A knocker-up rouses a client in Lancashire.

Image: Past Pix/SSPL/Getty Images


Though designs for alarm clocks date back to the ancient Greeks, they were still not particularly widespread well after the Industrial Revolution. In Britain and Ireland, a large number of enterprising early birds made a living waking people for work.


A knocker-up would be paid a few pence a week to make the rounds and rouse workers, banging on their doors with a short stick or rapping on upper windows with a long pole. The knocker-up would not move on until he received confirmation that his drowsy client was up and moving.

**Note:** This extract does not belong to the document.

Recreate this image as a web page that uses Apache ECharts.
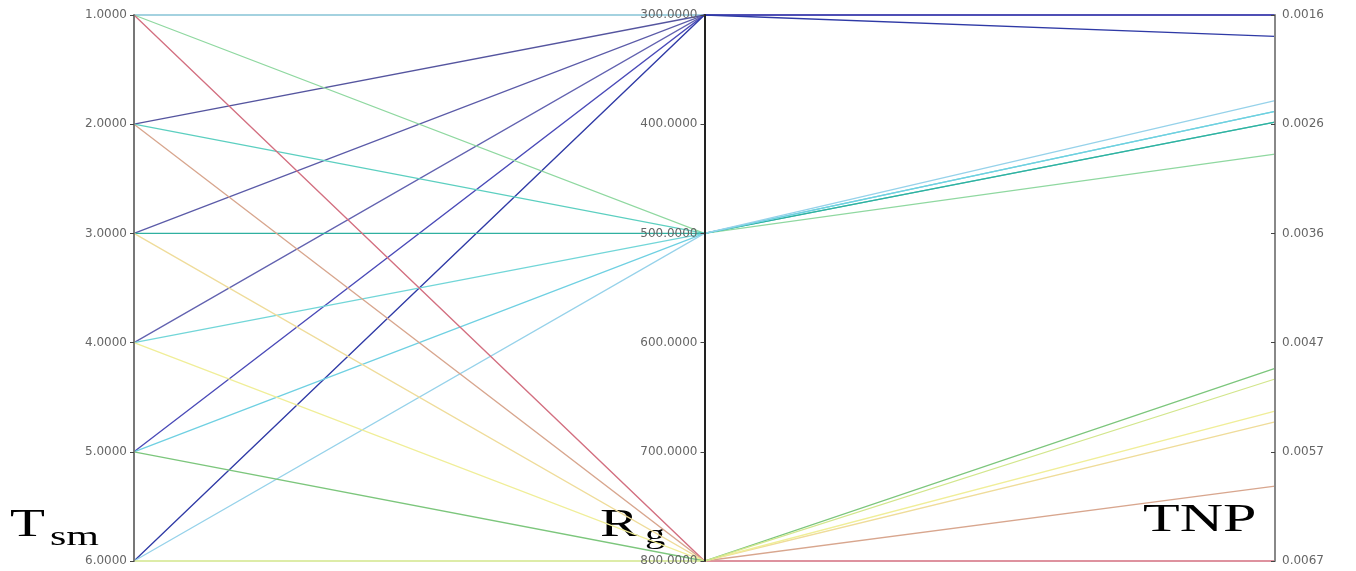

The profession died out in the 1920s as alarm clocks became cheaper and more reliable, but a few specialized knockers-up — such as Doris Weigand, employed by a railway depot to summon workers for short-notice shifts — survived for a few decades more.



 c. 1910

Image: Past Pix/SSPL/Getty Images



 c. 1915

Image: Past Pix/SSPL/Getty Images



Charles Nelson of East London worked as a knocker-up for 25 years. He woke up early morning workers such as doctors, market traders and drivers.

Image: J. Gaiger/Topical Press Agency/Getty Images




Doris Weigand, Britain's first railway knocker-up, makes a call. She is employed to inform workers when they are needed for a shift on short notice.